Starting with the first line of the data below, copy each line up to and including the one containing "from matplotlib.patches import Patch". Pictures stay out.

[SOURCE RECORDS]
>>>>>

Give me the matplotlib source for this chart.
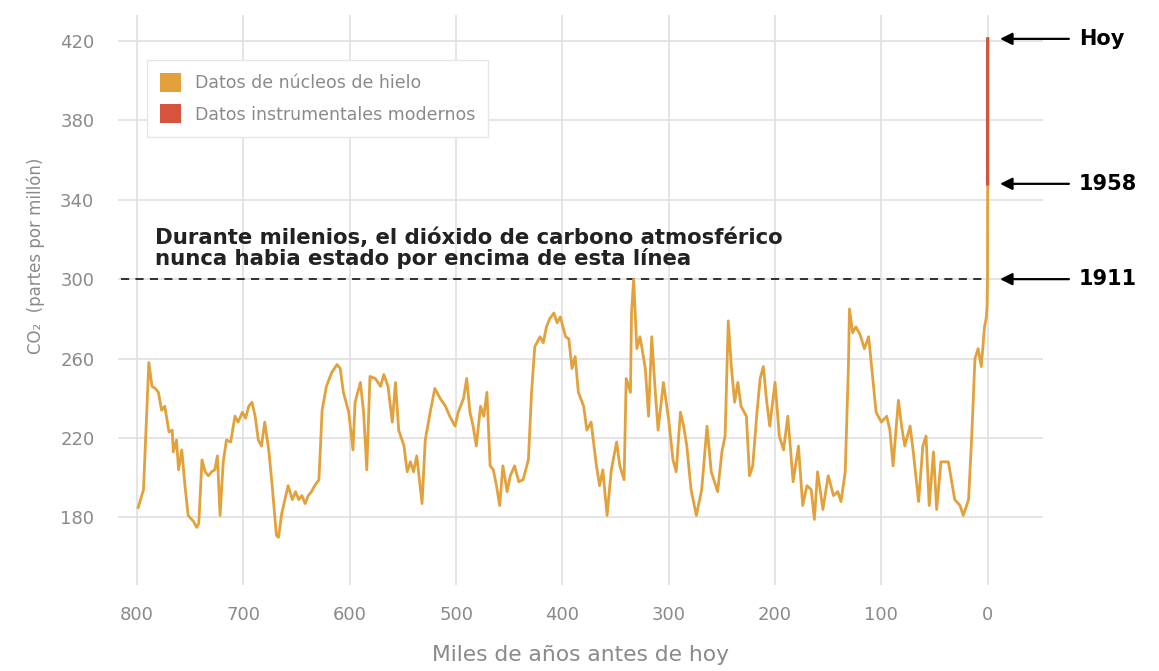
import matplotlib
matplotlib.use("Agg")
import matplotlib.pyplot as plt
from matplotlib.patches import Patch

# ice core record, thousands of years before today vs CO2 ppm
ice_kyr = [799, 794, 789, 786, 783, 780, 777, 774, 770, 767, 766, 763, 761, 758, 755, 752,
           747, 744, 742, 739, 736, 733, 730, 727, 724.5, 722, 719, 716, 712, 708, 705, 701,
           698, 695, 692, 689, 686, 683, 680, 676, 673, 669, 667, 664, 661, 658, 654, 651,
           648, 645, 642, 639, 636, 633, 629, 626, 622, 617, 612, 609, 606, 601, 597, 595,
           590, 587, 584, 581, 576, 571, 568, 564, 560, 557, 554, 549, 546, 543, 540, 537,
           532, 529, 524, 520, 515, 510, 506, 501, 498, 493, 490, 487, 484, 481, 477, 474,
           471, 468, 465, 462, 459, 456, 452, 449, 445, 441, 437, 432, 429, 426, 421, 418,
           415, 412, 408, 405, 402, 397, 394, 391, 388, 385, 380, 377, 373, 368, 365, 362,
           358, 354, 349, 346, 342, 340, 336, 335, 333, 330, 327, 322, 319, 316, 313, 310,
           305, 300, 296, 293, 289, 286, 283, 279, 274, 269, 264, 260, 257, 254, 250, 247,
           244, 241, 238, 235, 232, 227, 224, 221, 217, 214, 211, 208, 205, 200, 196, 192,
           188, 183, 178, 174, 170, 166, 163, 160, 155, 150, 145, 141, 138, 134, 131, 130,
           127, 124, 120, 116, 112, 109, 105, 100, 95, 92, 89, 84, 81, 78, 73, 70,
           65, 61, 58, 55, 51, 48, 44, 37, 31, 26, 23, 18, 15, 12, 9, 6,
           3, 1.5, 0.6, 0.2, 0.05]
ice_co2 = [185, 194, 258, 246, 245, 243, 234, 236, 223, 224, 213, 219, 204, 214, 196, 181,
           178, 175, 177, 209, 203, 201, 203, 204, 211, 181, 208, 219, 218, 231, 228, 233,
           230, 236, 238, 231, 219, 216, 228, 213, 196, 171, 170, 182, 189, 196, 189, 193,
           189, 191, 187, 191, 193, 196, 199, 234, 246, 253, 257, 255, 243, 233, 214, 238,
           248, 233, 204, 251, 250, 246, 252, 246, 228, 248, 224, 216, 203, 208, 203, 211,
           187, 219, 234, 245, 240, 236, 231, 226, 233, 240, 250, 233, 226, 216, 236, 231,
           243, 206, 204, 196, 186, 206, 193, 201, 206, 198, 199, 209, 243, 266, 271, 268,
           276, 280, 283, 278, 281, 271, 270, 255, 261, 243, 236, 224, 228, 206, 196, 204,
           181, 204, 218, 206, 199, 250, 243, 283, 300, 265, 271, 255, 231, 271, 246, 224,
           248, 229, 209, 203, 233, 226, 216, 194, 181, 194, 226, 203, 198, 193, 213, 221,
           279, 255, 238, 248, 236, 231, 201, 206, 233, 250, 256, 239, 226, 248, 221, 214,
           231, 198, 216, 186, 196, 194, 179, 203, 184, 201, 191, 193, 188, 203, 256, 285,
           273, 276, 272, 265, 271, 255, 233, 228, 231, 224, 206, 239, 226, 216, 226, 213,
           188, 216, 221, 186, 213, 184, 208, 208, 189, 186, 181, 189, 221, 260, 265, 256,
           276, 280, 286, 300, 348]

# modern instrumental record (1958 -> today), plotted at ~0 kyr
modern_kyr = [0.05, 0.0]
modern_co2 = [348, 421]

x_ticks = [800, 700, 600, 500, 400, 300, 200, 100, 0]
y_ticks = [180, 220, 260, 300, 340, 380, 420]

marks = [("Hoy", 421), ("1958", 348), ("1911", 300)]

ice_color = "#E2A13B"
modern_color = "#D6533D"
grey_txt = "#8a8a8a"

plt.rcParams['font.family'] = ['DejaVu Sans']

fig = plt.figure(figsize=(11.59, 6.71), dpi=100)
ax = fig.add_axes([0.1018, 0.1282, 0.7981, 0.8494])

ax.plot(ice_kyr, ice_co2, color=ice_color, linewidth=2.0, solid_joinstyle='round', zorder=3)
ax.plot(modern_kyr, modern_co2, color=modern_color, linewidth=2.4, zorder=4)

ax.plot([815, 0], [300, 300], color="#222222", linestyle=(0, (4.5, 3.5)), linewidth=1.3, zorder=2)

ax.set_xlim(818, -52)
ax.set_ylim(146, 433)
ax.set_xticks(x_ticks)
ax.set_yticks(y_ticks)
ax.grid(True, color="#e0e0e0", linewidth=1.2)
ax.set_axisbelow(True)
for s in ax.spines.values():
    s.set_visible(False)
ax.tick_params(length=0, labelcolor=grey_txt, labelsize=13)
ax.tick_params(axis='x', pad=15)
ax.tick_params(axis='y', pad=17)

ax.set_xlabel("Miles de años antes de hoy", color=grey_txt, fontsize=15.7, labelpad=15)
fig.text(36 / 1159, 1 - 256 / 671, "CO₂  (partes por millón)", rotation=90,
         color=grey_txt, fontsize=12, ha='center', va='center')

ax.text(783, 315.5, "Durante milenios, el dióxido de carbono atmosférico\nnunca habia estado por encima de esta línea",
        fontsize=15.3, fontweight='bold', color="#222222", linespacing=0.98, va='center', ha='left')

for label, val in marks:
    ax.annotate("", xy=(-9, val), xytext=(-79, val), annotation_clip=False,
                arrowprops=dict(arrowstyle='-|>', color='black', lw=1.6, mutation_scale=18))
    ax.text(-86, val, label, fontsize=15, fontweight='bold', color='black',
            va='center', ha='left', clip_on=False)

handles = [Patch(facecolor=ice_color, edgecolor='none'),
           Patch(facecolor=modern_color, edgecolor='none')]
leg = ax.legend(handles, ["Datos de núcleos de hielo", "Datos instrumentales modernos"],
                loc='upper left', bbox_to_anchor=(147 / 1159, 1 - 60 / 671),
                bbox_transform=fig.transFigure, borderaxespad=0, fontsize=12.5,
                handlelength=1.2, handleheight=1.3, labelspacing=0.7, borderpad=0.75,
                handletextpad=0.8, fancybox=False, framealpha=1, edgecolor="#e6e6e6")
for t in leg.get_texts():
    t.set_color(grey_txt)

fig.savefig("out.png", dpi=100)
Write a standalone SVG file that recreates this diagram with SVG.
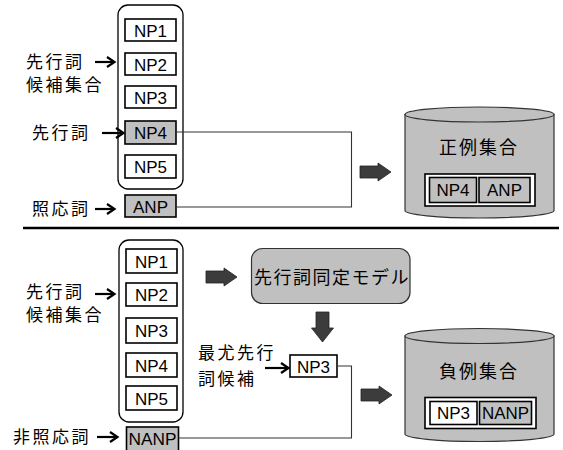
<svg xmlns="http://www.w3.org/2000/svg" width="563" height="450" viewBox="0 0 563 450">
<style>
.bg{fill:#ffffff}
.np{fill:#ffffff;stroke:#000;stroke-width:1.6}
.npg{fill:#c0c0c0;stroke:#000;stroke-width:1.6}
.grp{fill:#ffffff;stroke:#000;stroke-width:1.3}
.lt{font-family:"Liberation Sans",Arial,sans-serif;font-size:17px;fill:#000;text-anchor:middle}
.jp{font-family:"Noto Sans CJK JP","Noto Sans CJK SC",sans-serif;font-size:17px;fill:#000;letter-spacing:2.5px}
.jpl{font-family:"Noto Sans CJK JP","Noto Sans CJK SC",sans-serif;font-size:18px;fill:#000;letter-spacing:2px}
.con{fill:none;stroke:#333;stroke-width:1.1}
.arr{fill:none;stroke:#000;stroke-width:2.2}
.blk{fill:#3c3c3c;stroke:#222;stroke-width:0.8}
.cyl{fill:#c0c0c0;stroke:#333;stroke-width:1.2}
.inner{fill:#ffffff;stroke:#000;stroke-width:1.6}
</style>
<rect class="bg" x="0" y="0" width="563" height="450"/>

<!-- Top section -->
<g id="top-candidates">
<rect class="grp" x="118" y="5" width="65" height="184" rx="10"/>
</g>
<g id="top-np1"><rect class="np" x="125" y="19" width="51" height="22"/><text class="lt" x="150.5" y="36.5">NP1</text></g>
<g id="top-np2"><rect class="np" x="125" y="53" width="51" height="22"/><text class="lt" x="150.5" y="70.5">NP2</text></g>
<g id="top-np3"><rect class="np" x="125" y="86" width="51" height="22"/><text class="lt" x="150.5" y="103.5">NP3</text></g>
<g id="top-np4"><rect class="npg" x="125" y="121" width="51" height="23"/><text class="lt" x="150.5" y="139">NP4</text></g>
<g id="top-np5"><rect class="np" x="125" y="155" width="51" height="23"/><text class="lt" x="150.5" y="173">NP5</text></g>
<g id="top-anp"><rect class="npg" x="125" y="195" width="51" height="22"/><text class="lt" x="150.5" y="212.5">ANP</text></g>

<g id="top-labels">
<text class="jp" x="26" y="68">先行詞</text>
<text class="jp" x="26" y="91">候補集合</text>
<text class="jp" x="32" y="139">先行詞</text>
<text class="jp" x="32" y="215">照応詞</text>
</g>

<g id="top-pos-db">
<path class="cyl" d="M405,114.5 V210.5 A74.5,7.5 0 0 0 554,210.5 V114.5 Z"/>
<ellipse class="cyl" cx="479.5" cy="114.5" rx="74.5" ry="7.5"/>
<text class="jpl" x="439" y="154">正例集合</text>
<rect class="inner" x="425" y="174" width="110" height="32"/>
<rect class="npg" x="429.5" y="177.5" width="47" height="25"/>
<text class="lt" x="453" y="196">NP4</text>
<rect class="npg" x="479" y="177.5" width="51" height="25"/>
<text class="lt" x="504.5" y="196">ANP</text>
</g>

<line x1="23" y1="228" x2="559" y2="228" stroke="#000" stroke-width="2.6"/>

<!-- Bottom section -->
<g id="bot-candidates">
<rect class="grp" x="119" y="240" width="64" height="182" rx="10"/>
</g>
<g id="bot-np1"><rect class="np" x="126" y="249" width="51" height="24"/><text class="lt" x="151.5" y="267.5">NP1</text></g>
<g id="bot-np2"><rect class="np" x="126" y="283" width="51" height="23"/><text class="lt" x="151.5" y="301">NP2</text></g>
<g id="bot-np3"><rect class="np" x="126" y="318" width="51" height="25"/><text class="lt" x="151.5" y="337">NP3</text></g>
<g id="bot-np4"><rect class="np" x="126" y="353" width="51" height="24"/><text class="lt" x="151.5" y="371.5">NP4</text></g>
<g id="bot-np5"><rect class="np" x="126" y="386" width="51" height="24"/><text class="lt" x="151.5" y="404.5">NP5</text></g>
<g id="bot-nanp"><rect class="npg" x="126.5" y="427" width="52" height="24"/><text class="lt" x="152.5" y="445" textLength="48" lengthAdjust="spacingAndGlyphs">NANP</text></g>

<g id="bot-labels">
<text class="jp" x="26" y="298">先行詞</text>
<text class="jp" x="26" y="321">候補集合</text>
<text class="jp" x="13" y="443">非照応詞</text>
<text class="jp" x="198" y="359">最尤先行</text>
<text class="jp" x="198" y="385">詞候補</text>
</g>

<g id="model">
<rect x="251.5" y="248.5" width="158.5" height="55" rx="11" fill="#c0c0c0" stroke="#333" stroke-width="1.2"/>
<text class="jpl" x="254" y="284" style="letter-spacing:1.5px">先行詞同定モデル</text>
</g>

<g id="best-np3">
<rect class="np" x="290" y="355" width="47" height="22"/>
<text class="lt" x="313.5" y="372.5">NP3</text>
</g>

<g id="bot-neg-db">
<path class="cyl" d="M405,336 V434 A74.5,7.5 0 0 0 554,434 V336 Z"/>
<ellipse class="cyl" cx="479.5" cy="336" rx="74.5" ry="7.5"/>
<text class="jpl" x="439" y="378">負例集合</text>
<rect class="inner" x="425" y="397.5" width="111" height="31"/>
<rect class="np" x="430" y="401.5" width="47" height="23"/>
<text class="lt" x="453.5" y="419">NP3</text>
<rect class="npg" x="479.5" y="401.5" width="52" height="23"/>
<text class="lt" x="505.5" y="419" textLength="47" lengthAdjust="spacingAndGlyphs">NANP</text>
</g>

<!-- Connectors -->
<g id="connectors">
<polyline class="con" points="176,132 351.5,132 351.5,207 176,207"/>
<polyline class="con" points="337,366 351.5,366 351.5,438 178.5,438"/>
<line class="arr" x1="95" y1="62" x2="114" y2="62"/><polyline class="arr" points="107,57 114.5,62 107,67"/>
<line class="arr" x1="102" y1="133" x2="123" y2="133"/><polyline class="arr" points="116,128 123.5,133 116,138"/>
<line class="arr" x1="95" y1="209" x2="114" y2="209"/><polyline class="arr" points="107,204 114.5,209 107,214"/>
<line class="arr" x1="95" y1="294" x2="114" y2="294"/><polyline class="arr" points="107,289 114.5,294 107,299"/>
<line class="arr" x1="97" y1="437" x2="117" y2="437"/><polyline class="arr" points="110,432 117.5,437 110,442"/>
<line class="arr" x1="265" y1="368" x2="288" y2="368"/><polyline class="arr" points="281,363 288.5,368 281,373"/>
<polygon class="blk" points="360,166 378,166 378,163 391,172 378,181 378,178 360,178"/>
<polygon class="blk" points="206,271 224,271 224,268 237,277 224,286 224,283 206,283"/>
<polygon class="blk" points="361,389 379,389 379,386 392,395 379,404 379,401 361,401"/>
<polygon class="blk" points="316,312 329,312 329,328 333.5,328 322.5,342 311.5,328 316,328"/>
</g>
</svg>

<<<<<

[THE RESPONSE]
Give me the matplotlib source for this chart.
import matplotlib
matplotlib.use("Agg")
import matplotlib.pyplot as plt
from matplotlib.patches import Patch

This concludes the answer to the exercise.